Non mi pare che ci sia altra via percorribile se non quella di ripartire da zero. Cioè di ricostruire il punto di vista della sinistra e la possibilità che questo punto di vista conti, produca frutti, cioè entri nella battaglia politica. Ripartire da zero vuol dire rinunciare alla ripetizione delle proprie certezze novecentesche. E’ un ripudio del comunismo? Personalmente da molti anni non mi considero più comunista, ma questo non mi impedisce di lavorare e combattere a fianco dei comunisti e addirittura di dirigere un giornale che si definisce comunista. A condizione che non si pensi per dogmi. Che si capisca che il marxismo, che è una gigantesca teoria politica, non è più sufficiente. Sia perché non ha saputo sciogliere alcuni nodi che oggi vediamo quanto siano decisivi (il rapporto tra Stato e potere, tra Stato e libertà, tra uguaglianza e libertà), sia perché questo suo difetto ha portato a tragedie gravissime in molte parti del mondo, sia perché ha costruito tutto su una sola ipotesi di contraddizione (quella tra capitale e lavoro) ignorando altre contraddizioni, che nel XX secolo si sono affermate come monumentali cotraddizioni, e cioè quella di sesso, tra uomo e donna, quella ambientale, tra produzione e natura e altre ancora.
Andare oltre vuol dire esattamente questo. Convincersi che non potrà più esistere una sinistra capace di “egemonia” se non saprà rispondere alla crisi del capitalismo senza farsi imbrigliare negli schemi del capitalismo. Ho seguito nei giorni scorsi il dibattito aperto da Rossanda Rossanda sul manifesto , e ripreso da Bertinotti, dal quale è emerso lo stupore per una sinistra muta di fronte all’epocale crisi di questi giorni. Condivido lo stupore (e dico anche al Prc che non riesco a capire come, in questi frangenti, si possa affidare la propria immagine politica al referendum, secondo me insensato, contro il Lodo-Alfano…). E tuttavia mi pare che anche le risposte di Rossanda e Bertinotti siano insufficienti. Penso anch’io che bisogna rilanciare il ruolo dello Stato in economia, e penso che abbia ragione Fausto a porre con drammaticità la questione del lavoro. Io però – scandalosamente – non sono affatto convinto che si possa riprendere il “discorso” sulla sinsitra dalla semplice conferma del lavoro come tema centrale. Sempre di più mi convinco che una sinistra del XXI secolo deve rinunciare ad avere un centro. Deve essere plurale (e non solo pluralista) perché costruita su un pensiero plurale, che pone i grandi temi e gli interrogativi giganteschi, di sistema, posti dal femminismo e dall’ambientalismo, sullo stesso piano dei temi del lavoro.
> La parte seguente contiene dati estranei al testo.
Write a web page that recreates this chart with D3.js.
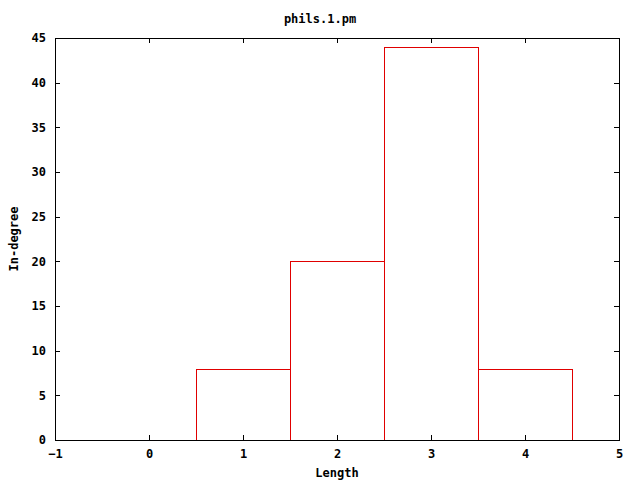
<!DOCTYPE html>
<html><head><meta charset="utf-8">
<script src="https://cdn.jsdelivr.net/npm/d3@7"></script>
<style>body{margin:0;background:#fff}text{font-family:"DejaVu Sans Mono",monospace;font-weight:bold;font-size:12px;fill:#000}</style>
</head><body>
<script>
const categories = [1, 2, 3, 4];
const values = [8, 20, 44, 8];
const xTicks = [-1, 0, 1, 2, 3, 4, 5];
const yTicks = [0, 5, 10, 15, 20, 25, 30, 35, 40, 45];
const title = "phils.1.pm";
const xLabel = "Length";
const yLabel = "In-degree";

const W = 640, H = 480;
const m = {l: 55, r: 619, t: 38, b: 440};
const svg = d3.select("body").append("svg").attr("width", W).attr("height", H);
const x = d3.scaleLinear().domain([-1, 5]).range([m.l, m.r]);
const y = d3.scaleLinear().domain([0, 45]).range([m.b, m.t]);
const tl = 5;

const axBottom = d3.axisBottom(x).tickValues(xTicks).tickSize(-tl).tickPadding(9).tickFormat(d3.format("d"));
const axTop = d3.axisTop(x).tickValues(xTicks).tickSize(-tl).tickFormat("");
const axLeft = d3.axisLeft(y).tickValues(yTicks).tickSize(-tl).tickPadding(9).tickFormat(d3.format("d"));
const axRight = d3.axisRight(y).tickValues(yTicks).tickSize(-tl).tickFormat("");

function style(g){ g.select(".domain").remove(); g.selectAll("line").attr("stroke","#000").attr("shape-rendering","crispEdges"); g.selectAll("text").attr("font-size",12).attr("font-family",'"DejaVu Sans Mono",monospace').attr("font-weight","bold"); }
svg.append("g").attr("transform",`translate(0,${m.b})`).call(axBottom).call(style);
svg.append("g").attr("transform",`translate(0,${m.t})`).call(axTop).call(style);
svg.append("g").attr("transform",`translate(${m.l},0)`).call(axLeft).call(style);
svg.append("g").attr("transform",`translate(${m.r},0)`).call(axRight).call(style);

svg.append("g").selectAll("rect").data(categories).join("rect")
  .attr("x", d => Math.round(x(d - 0.5)) + 0.5)
  .attr("width", d => Math.round(x(d + 0.5)) - Math.round(x(d - 0.5)))
  .attr("y", (d,i) => Math.round(y(values[i])) + 0.5)
  .attr("height", (d,i) => m.b - Math.round(y(values[i])))
  .attr("fill", "none").attr("stroke", "#e00000").attr("stroke-width", 1);

svg.append("rect").attr("x", m.l + 0.5).attr("y", m.t + 0.5).attr("width", m.r - m.l).attr("height", m.b - m.t)
  .attr("fill","none").attr("stroke","#000").attr("stroke-width",1);

svg.append("text").attr("x", 320).attr("y", 23).attr("text-anchor","middle").text(title);
svg.append("text").attr("x", (m.l + m.r) / 2).attr("y", 477).attr("text-anchor","middle").text(xLabel);
svg.append("text").attr("transform", `translate(18,${(m.t + m.b) / 2}) rotate(-90)`).attr("text-anchor","middle").text(yLabel);
</script>
</body></html>
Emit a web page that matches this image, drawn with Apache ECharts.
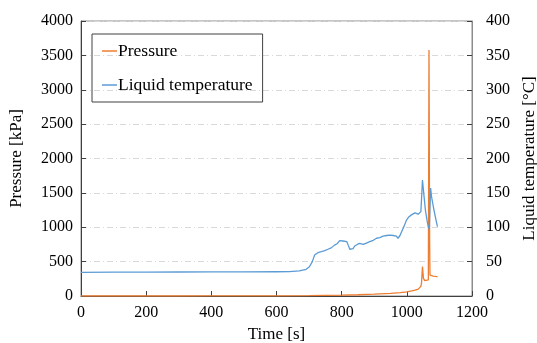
<!DOCTYPE html>
<html>
<head>
<meta charset="utf-8">
<script src="https://cdn.jsdelivr.net/npm/echarts@6/dist/echarts.min.js"></script>
<style>html,body{margin:0;padding:0;background:#fff;overflow:hidden;width:100%;height:100%}#c{position:absolute;left:0;top:0;width:537px;height:343px}</style>
</head>
<body>
<div id="c"></div>
<script>
var tempTime = [0,100,200,300,400,500,600,640,670,691,701,710,717,727,738,748,758,768,778,786,794,799,804,809,816,820,825,830,835,840,848,855,866,876,886,897,907,917,927,938,948,958,968,973,979,984,992,999,1006,1014,1020,1025,1030,1035,1040,1043,1045,1048,1052,1057,1062,1066,1069,1073,1076,1082,1088,1094];
var tempVal = [34.5,34.6,34.8,34.9,35.0,35.1,35.3,35.4,36.4,38.8,42.6,50,59.6,63,64.5,66,68,70,74,76,80.5,79,80,80.5,79,74,68,66,69,72.7,75,76.6,75,77,79,81,84,85,87,88,88.7,88,87,84,88,93.5,102,110.5,115,118,120,121,120,119,120,122.7,140,168.7,149,125,110,100,97,157,144,128,114,101];

var presTime = [0,100,200,300,400,500,600,700,750,800,850,900,950,980,1000,1015,1025,1035,1040,1043,1045,1048,1051,1055,1060,1066,1068,1070,1071,1076,1081,1088,1094];
var presVal = [0,0,0,0,1,2,3,5,8,12,18,26,38,48,60,75,87,100,112,140,185,427,257,223,228,233,3578,800,305,298,290,284,280];

function pairs(t, v) { return t.map(function (x, i) { return [x, v[i]]; }); }

var xTicks = [0, 1200, 200];
var font = 'Liberation Serif';
var dashDot = [6, 3, 1, 3];
var plain = function (v) { return String(v); };

var chart = echarts.init(document.getElementById('c'), null, { width: 537, height: 343 });
chart.setOption({
  animation: false,
  textStyle: { fontFamily: font, color: '#000' },
  grid: { left: 81, right: 65, top: 21, bottom: 47, show: true, borderColor: '#8c8c8c', borderWidth: 1, containLabel: false, outerBoundsMode: 'none' },
  legend: {
    orient: 'vertical', left: 92, top: 34,
    padding: [8, 10, 8, 10], itemGap: 16,
    borderColor: '#404040', borderWidth: 1,
    itemWidth: 15, itemHeight: 1.5,
    icon: 'rect',
    textStyle: { fontFamily: font, fontSize: 17.5, color: '#000', padding: [0, 0, 0, -4] },
    data: ['Pressure', 'Liquid temperature']
  },
  xAxis: {
    type: 'value', min: xTicks[0], max: xTicks[1], interval: xTicks[2],
    name: 'Time [s]', nameLocation: 'middle', nameGap: 29,
    nameTextStyle: { fontFamily: font, fontSize: 17, color: '#000' },
    axisLine: { lineStyle: { color: '#404040', width: 1 } },
    axisTick: { inside: true, length: 5, lineStyle: { color: '#404040' } },
    axisLabel: { fontFamily: font, fontSize: 16, color: '#000', margin: 9, formatter: plain },
    splitLine: { show: false }
  },
  yAxis: [{
    type: 'value', min: 0, max: 4000, interval: 500,
    name: 'Pressure [kPa]', nameLocation: 'middle', nameGap: 56, nameRotate: 90,
    nameTextStyle: { fontFamily: font, fontSize: 17, color: '#000' },
    axisLine: { show: true, lineStyle: { color: '#404040', width: 1 } },
    axisTick: { show: true, inside: true, length: 5, lineStyle: { color: '#404040' } },
    axisLabel: { fontFamily: font, fontSize: 16, color: '#000', margin: 8, formatter: plain },
    splitLine: { show: true, lineStyle: { color: '#d9d9d9', type: dashDot, width: 1 } }
  }, {
    type: 'value', min: 0, max: 400, interval: 50, position: 'right',
    name: 'Liquid temperature [\u00B0C]', nameLocation: 'middle', nameGap: 48, nameRotate: 90,
    nameTextStyle: { fontFamily: font, fontSize: 17, color: '#000' },
    axisLine: { show: true, lineStyle: { color: '#8c8c8c', width: 1 } },
    axisTick: { show: true, inside: true, length: 5, lineStyle: { color: '#404040' } },
    axisLabel: { fontFamily: font, fontSize: 16, color: '#000', margin: 14, formatter: plain },
    splitLine: { show: false }
  }],
  series: [{
    name: 'Pressure', type: 'line', yAxisIndex: 0, showSymbol: false, symbol: 'none',
    data: pairs(presTime, presVal),
    lineStyle: { color: '#ED7D31', width: 1.3 }, itemStyle: { color: '#ED7D31' }
  }, {
    name: 'Liquid temperature', type: 'line', yAxisIndex: 1, showSymbol: false, symbol: 'none',
    data: pairs(tempTime, tempVal),
    lineStyle: { color: '#5B9BD5', width: 1.3 }, itemStyle: { color: '#5B9BD5' }
  }]
});
</script>
</body>
</html>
Non penso che sia possibile costruire un progetto di alternativa, che davvero si ponga in competizione con il capitalismo, se non si ha l’ambizione di realizzare una critica profonda e completa di tutti i poteri, del mercato, delle relazioni tra donne, uomini, denaro, produzione, potenza e ambiente. Ho l’impressione che limitarsi a ripartire dal lavoro sia una scorciatoia che però si avvita su se stessa e non ci porta “oltre”, ci riporta indietro.